Typical speaker recognition systems have an initial training phase in which voice samples of a speaker are collected, features are extracted, and a model is generated from the extracted features for use in recognition. After a model is generated, a speaker recognition system inputs a target voice sample, extracts features, and compares them to the model or models. A popular set of features is referred to as the Mel Frequency Cepstral Coefficients (“MFCCs”). Typically, 12 or 13 features of the MFCC are extracted to form a feature vector. A voice sample is typically divided into overlapping frames of 10-20 milliseconds each and a feature vector is extracted from each frame. Thus, a one-second voice sample with a 20 ms frame size will have 50 frames with 50 feature vectors represented as X(1), X(2), . . . X(50). With static analysis, each feature vector is processed independently of the other feature vectors. With dynamic analysis, each feature vector is processed based on its sequential relationship to the other feature vectors. With dynamic analysis, a speaker recognition system analyzes how well entire sequences match, which is computationally expensive. To reduce the computational expense, some speaker recognition systems perform a static analysis on the MFCC features of a frame and, to capture the dynamics of the voice sample, a static analysis of the differences between the MFCC features of adjacent frames.
Typical speaker recognition systems are either template-based or vector quantization-based. A template-based speaker recognition system extracts features during training and keeps a single template for each feature as a representative of the speaker. Thus, there is one template for each speaker of the training data. During the speaker recognition, a feature vector is extracted from the voice sample and compared to all the templates. The speaker recognition system identifies the speaker as the person associated with the template that is closest to (e.g., a Euclidean distance) the extracted feature vector.

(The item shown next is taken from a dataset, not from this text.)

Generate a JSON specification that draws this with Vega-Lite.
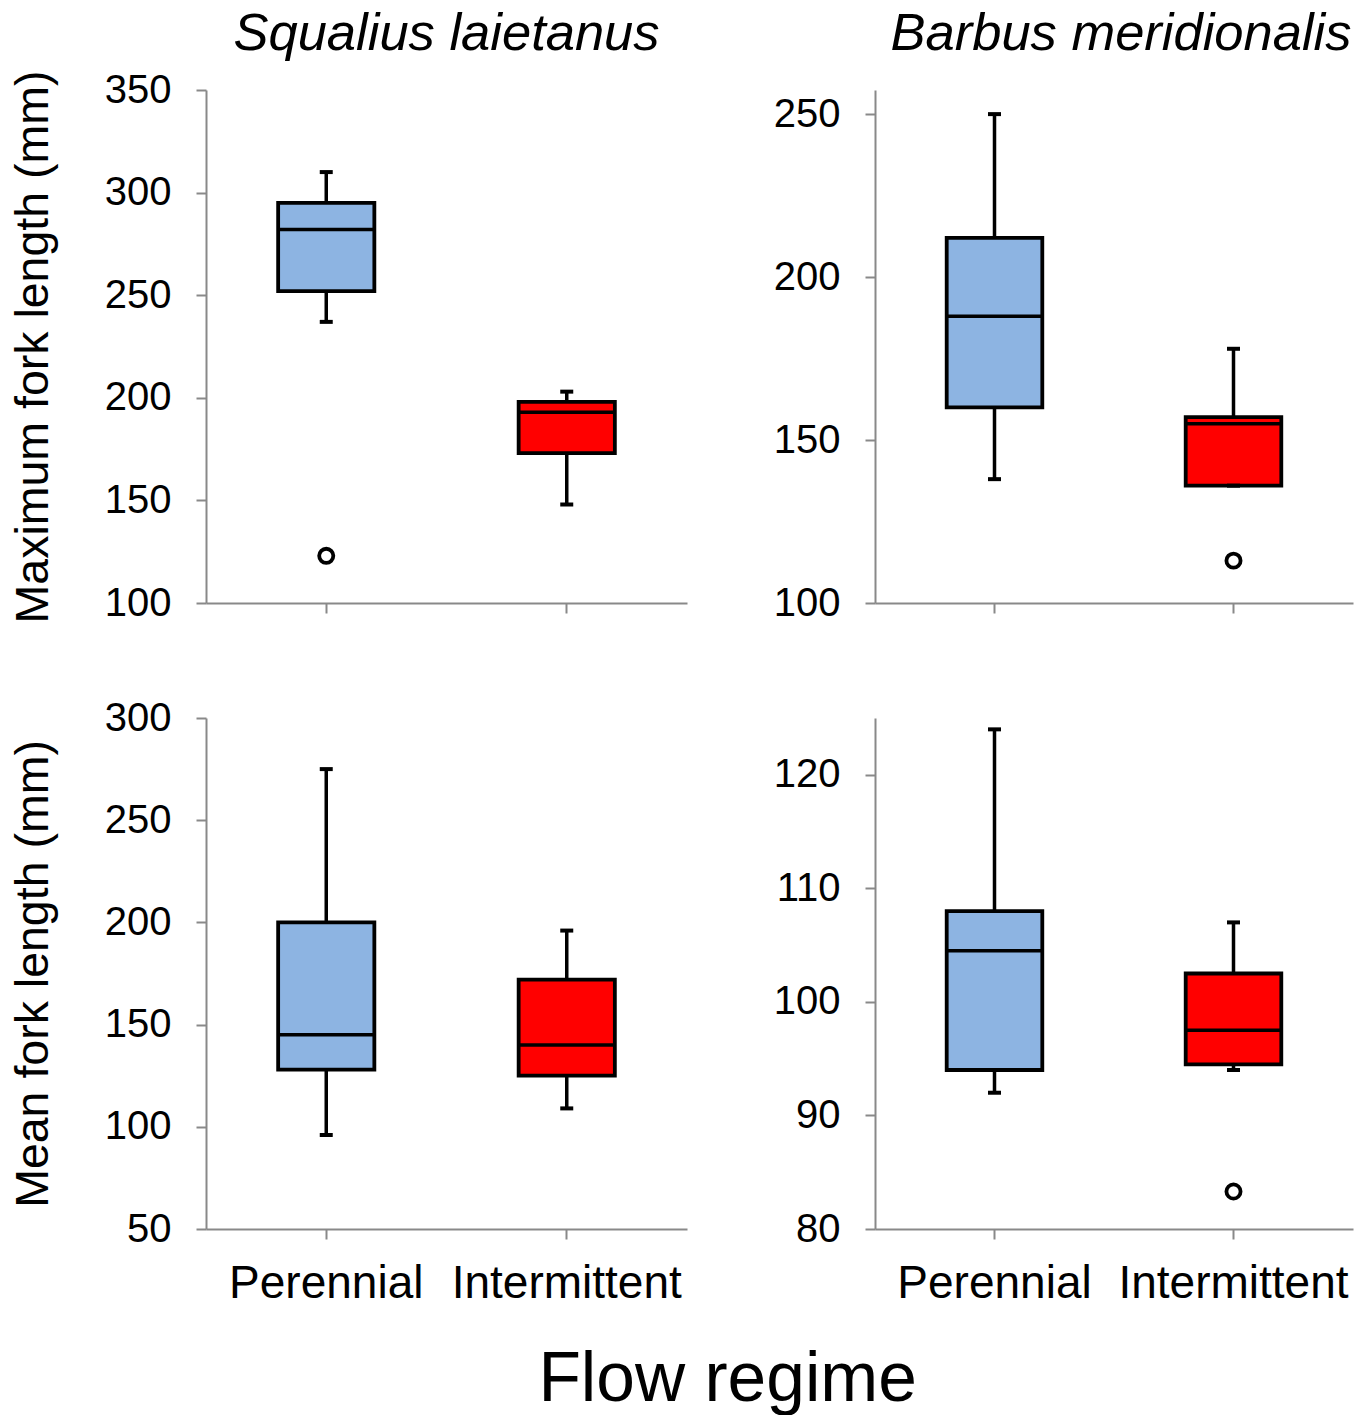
{
  "$schema": "https://vega.github.io/schema/vega-lite/v6.json",
  "background": "white",
  "padding": {"left": 10, "top": 7, "right": 14, "bottom": 0},
  "datasets": {
    "boxes": [
      {"panel": "TL", "regime": "Perennial", "lo": 237, "q1": 252, "med": 282, "q3": 295, "hi": 310, "outlier": 123},
      {"panel": "TL", "regime": "Intermittent", "lo": 148, "q1": 173, "med": 193, "q3": 198, "hi": 203, "outlier": null},
      {"panel": "TR", "regime": "Perennial", "lo": 138, "q1": 160, "med": 188, "q3": 212, "hi": 250, "outlier": null},
      {"panel": "TR", "regime": "Intermittent", "lo": 136, "q1": 136, "med": 155, "q3": 157, "hi": 178, "outlier": 113},
      {"panel": "BL", "regime": "Perennial", "lo": 96, "q1": 128, "med": 145, "q3": 200, "hi": 275, "outlier": null},
      {"panel": "BL", "regime": "Intermittent", "lo": 109, "q1": 125, "med": 140, "q3": 172, "hi": 196, "outlier": null},
      {"panel": "BR", "regime": "Perennial", "lo": 92, "q1": 94, "med": 104.5, "q3": 108, "hi": 124, "outlier": null},
      {"panel": "BR", "regime": "Intermittent", "lo": 94, "q1": 94.5, "med": 97.5, "q3": 102.5, "hi": 107, "outlier": 83.3}
    ]
  },
  "title": {"text": "Flow regime", "orient": "bottom", "anchor": "middle", "fontSize": 69.5, "fontWeight": "normal", "font": "Liberation Sans", "color": "black", "offset": 40, "dx": 46},
  "config": {
    "view": {"stroke": null},
    "font": "Liberation Sans",
    "axis": {"domainColor": "#898989", "domainWidth": 2, "tickColor": "#898989", "tickWidth": 2, "tickSize": 10, "labelFont": "Liberation Sans", "labelFontSize": 40, "labelColor": "black", "labelLimit": 0, "titleFont": "Liberation Sans", "titleFontWeight": "normal", "titleColor": "black", "grid": false},
    "title": {"font": "Liberation Sans", "color": "black"}
  },
  "vconcat": [
    {
      "hconcat": [
        {
          "width": 481, "height": 513,
          "title": {"text": "Squalius laietanus", "fontSize": 52.5, "fontStyle": "italic", "fontWeight": "normal", "offset": 9},
          "data": {"name": "boxes"},
          "transform": [{"filter": "datum.panel === 'TL'"}],
          "encoding": {"x": {"field": "regime", "type": "nominal", "scale": {"domain": ["Perennial", "Intermittent"], "paddingInner": 0, "paddingOuter": 0}, "axis": {"labels": false, "title": null}}},
          "layer": [
            {"mark": {"type": "rule", "strokeWidth": 3.5, "color": "black"}, "encoding": {"y": {"field": "lo", "type": "quantitative", "scale": {"domain": [100, 350], "nice": false}, "axis": {"values": [100, 150, 200, 250, 300, 350], "title": "Maximum fork length (mm)", "titleFontSize": 46.5, "titlePadding": 47, "labelPadding": 25}}, "y2": {"field": "hi"}}},
            {"mark": {"type": "bar", "stroke": "black", "strokeWidth": 3.8, "width": {"band": 0.4}}, "encoding": {"y": {"field": "q1", "type": "quantitative"}, "y2": {"field": "q3"}, "fill": {"field": "regime", "type": "nominal", "scale": {"domain": ["Perennial", "Intermittent"], "range": ["#8DB4E2", "#FF0000"]}, "legend": null}}},
            {"mark": {"type": "tick", "color": "black", "size": 97, "thickness": 3.5, "opacity": 1}, "encoding": {"y": {"field": "med", "type": "quantitative"}}},
            {"mark": {"type": "tick", "color": "black", "size": 13, "thickness": 4, "opacity": 1}, "encoding": {"y": {"field": "lo", "type": "quantitative"}}},
            {"mark": {"type": "tick", "color": "black", "size": 13, "thickness": 4, "opacity": 1}, "encoding": {"y": {"field": "hi", "type": "quantitative"}}},
            {"mark": {"type": "point", "shape": "circle", "filled": false, "stroke": "black", "strokeWidth": 3.8, "size": 200, "opacity": 1}, "encoding": {"y": {"field": "outlier", "type": "quantitative"}}}
          ]
        },
        {
          "width": 478, "height": 513,
          "title": {"text": "Barbus meridionalis", "fontSize": 52.5, "fontStyle": "italic", "fontWeight": "normal", "offset": 29, "dx": 7},
          "data": {"name": "boxes"},
          "transform": [{"filter": "datum.panel === 'TR'"}],
          "encoding": {"x": {"field": "regime", "type": "nominal", "scale": {"domain": ["Perennial", "Intermittent"], "paddingInner": 0, "paddingOuter": 0}, "axis": {"labels": false, "title": null}}},
          "layer": [
            {"mark": {"type": "rule", "strokeWidth": 3.5, "color": "black"}, "encoding": {"y": {"field": "lo", "type": "quantitative", "scale": {"domain": [100, 257.4], "nice": false}, "axis": {"values": [100, 150, 200, 250], "title": null, "labelPadding": 25}}, "y2": {"field": "hi"}}},
            {"mark": {"type": "bar", "stroke": "black", "strokeWidth": 3.8, "width": {"band": 0.4}}, "encoding": {"y": {"field": "q1", "type": "quantitative"}, "y2": {"field": "q3"}, "fill": {"field": "regime", "type": "nominal", "scale": {"domain": ["Perennial", "Intermittent"], "range": ["#8DB4E2", "#FF0000"]}, "legend": null}}},
            {"mark": {"type": "tick", "color": "black", "size": 97, "thickness": 3.5, "opacity": 1}, "encoding": {"y": {"field": "med", "type": "quantitative"}}},
            {"mark": {"type": "tick", "color": "black", "size": 13, "thickness": 4, "opacity": 1}, "encoding": {"y": {"field": "lo", "type": "quantitative"}}},
            {"mark": {"type": "tick", "color": "black", "size": 13, "thickness": 4, "opacity": 1}, "encoding": {"y": {"field": "hi", "type": "quantitative"}}},
            {"mark": {"type": "point", "shape": "circle", "filled": false, "stroke": "black", "strokeWidth": 3.8, "size": 200, "opacity": 1}, "encoding": {"y": {"field": "outlier", "type": "quantitative"}}}
          ]
        }
      ],
      "spacing": 86
    },
    {
      "hconcat": [
        {
          "width": 481, "height": 511,
          "data": {"name": "boxes"},
          "transform": [{"filter": "datum.panel === 'BL'"}],
          "encoding": {"x": {"field": "regime", "type": "nominal", "scale": {"domain": ["Perennial", "Intermittent"], "paddingInner": 0, "paddingOuter": 0}, "axis": {"labels": true, "labelAngle": 0, "labelFontSize": 46, "labelPadding": 22, "title": null}}},
          "layer": [
            {"mark": {"type": "rule", "strokeWidth": 3.5, "color": "black"}, "encoding": {"y": {"field": "lo", "type": "quantitative", "scale": {"domain": [50, 300], "nice": false}, "axis": {"values": [50, 100, 150, 200, 250, 300], "title": "Mean fork length (mm)", "titleFontSize": 46.5, "titlePadding": 47, "labelPadding": 25}}, "y2": {"field": "hi"}}},
            {"mark": {"type": "bar", "stroke": "black", "strokeWidth": 3.8, "width": {"band": 0.4}}, "encoding": {"y": {"field": "q1", "type": "quantitative"}, "y2": {"field": "q3"}, "fill": {"field": "regime", "type": "nominal", "scale": {"domain": ["Perennial", "Intermittent"], "range": ["#8DB4E2", "#FF0000"]}, "legend": null}}},
            {"mark": {"type": "tick", "color": "black", "size": 97, "thickness": 3.5, "opacity": 1}, "encoding": {"y": {"field": "med", "type": "quantitative"}}},
            {"mark": {"type": "tick", "color": "black", "size": 13, "thickness": 4, "opacity": 1}, "encoding": {"y": {"field": "lo", "type": "quantitative"}}},
            {"mark": {"type": "tick", "color": "black", "size": 13, "thickness": 4, "opacity": 1}, "encoding": {"y": {"field": "hi", "type": "quantitative"}}},
            {"mark": {"type": "point", "shape": "circle", "filled": false, "stroke": "black", "strokeWidth": 3.8, "size": 200, "opacity": 1}, "encoding": {"y": {"field": "outlier", "type": "quantitative"}}}
          ]
        },
        {
          "width": 478, "height": 511,
          "data": {"name": "boxes"},
          "transform": [{"filter": "datum.panel === 'BR'"}],
          "encoding": {"x": {"field": "regime", "type": "nominal", "scale": {"domain": ["Perennial", "Intermittent"], "paddingInner": 0, "paddingOuter": 0}, "axis": {"labels": true, "labelAngle": 0, "labelFontSize": 46, "labelPadding": 22, "title": null}}},
          "layer": [
            {"mark": {"type": "rule", "strokeWidth": 3.5, "color": "black"}, "encoding": {"y": {"field": "lo", "type": "quantitative", "scale": {"domain": [80, 125], "nice": false}, "axis": {"values": [80, 90, 100, 110, 120], "title": null, "labelPadding": 25}}, "y2": {"field": "hi"}}},
            {"mark": {"type": "bar", "stroke": "black", "strokeWidth": 3.8, "width": {"band": 0.4}}, "encoding": {"y": {"field": "q1", "type": "quantitative"}, "y2": {"field": "q3"}, "fill": {"field": "regime", "type": "nominal", "scale": {"domain": ["Perennial", "Intermittent"], "range": ["#8DB4E2", "#FF0000"]}, "legend": null}}},
            {"mark": {"type": "tick", "color": "black", "size": 97, "thickness": 3.5, "opacity": 1}, "encoding": {"y": {"field": "med", "type": "quantitative"}}},
            {"mark": {"type": "tick", "color": "black", "size": 13, "thickness": 4, "opacity": 1}, "encoding": {"y": {"field": "lo", "type": "quantitative"}}},
            {"mark": {"type": "tick", "color": "black", "size": 13, "thickness": 4, "opacity": 1}, "encoding": {"y": {"field": "hi", "type": "quantitative"}}},
            {"mark": {"type": "point", "shape": "circle", "filled": false, "stroke": "black", "strokeWidth": 3.8, "size": 200, "opacity": 1}, "encoding": {"y": {"field": "outlier", "type": "quantitative"}}}
          ]
        }
      ],
      "spacing": 86
    }
  ],
  "spacing": 75
}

A vector quantization-based speaker recognition system creates a codebook for each speaker during training using standard vector quantization techniques. To generate a codebook, the speaker recognition system collects many voice samples and extracts a sequence of feature vectors for each sample. The speaker recognition system then compresses the dimensionality of the sequences of feature vectors to form code vectors. The speaker recognition system then generates a smaller number of code vectors that are representative of groups of the sequences of feature vectors that are similar. A codebook thus contains fewer code vectors than the voice samples and the code vectors have a lower dimensionality than the feature vectors. There is one codebook for each speaker. During speaker recognition, a sequence of feature vectors is extracted from the voice sample and its dimensionality is reduced to generate a code vector. The speaker recognition system then identifies the speaker as a person associated with the codebook that is closest to the code vector.